В Красоте, спасающей мир, необходимо различать Красоту как таковую от того, в чем Красота участвует и что она делает красивым в силу своего участия. Мир, спасаемый Красотою, прекрасен, однако он оказывается таковым не сам по себе, но только постольку, поскольку участвует в Красоте как таковой. Предоставленный самому себе, лишенный участия в Красоте, мир перестает быть красивым (ибо красивым может быть лишь то, что причастно к Красоте), и если отпадение от Красоты будет продолжаться, то, становясь все менее и менее красивым в процессе энтропии, мир достигнет, наконец, состояния безобразия, которое есть не что иное, как абсолютное небытие. Вот почему для того, чтобы мир существовал, Красота должна постоянно спасать его, постоянно быть в нем, делая его прекрасным, противостоя центробежным силам энтропии и не давая миру ниспасть в небытие. Это постоянное участие Красоты в мире православная традиция обозначает словом «промысел», и именно в процессе этого промысла Красоты о мире Красота, будучи одним из Имен Божиих, раскрывается как Красота как таковая и как красивое, которое может быть определено еще как красота мира.

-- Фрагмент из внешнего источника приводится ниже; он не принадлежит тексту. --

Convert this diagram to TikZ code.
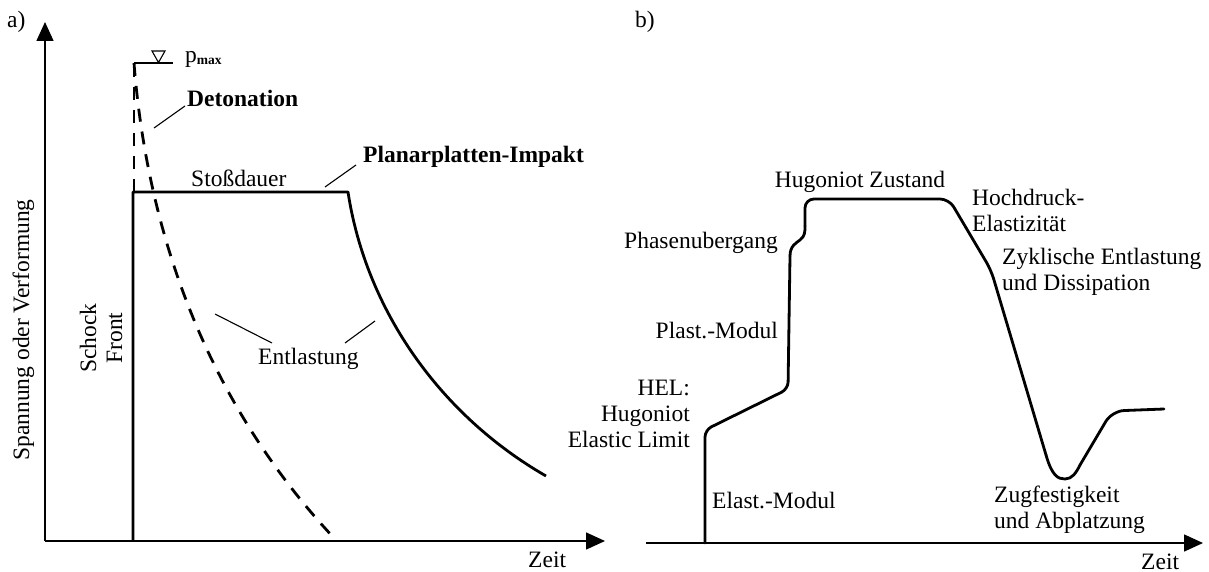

Постижение Красоты, раскрывающейся в акте промысла, является по существу единственной и высшей целью всей человеческой деятельности, однако подобно тому, как в Красоте различается Красота как таковая и красивое, так и в постижении Красоты необходимо различить постижение Красоты как таковой и постижение красивого, различие между которыми, в свою очередь, вызывает к жизни различные формы самореализации человека. Таким образом, в процессе самореализации и постижения единой Красоты перед человеком возникают два возможных пути: или актуальное приобщение к Красоте как таковой, или же актуальное приобщение к красивому, в результате чего человек может реализовать свою природу или в конкретных формах, связанных с Красотой как таковой, или же в конкретных формах, связанных с красивым, понимаемым как красота мира.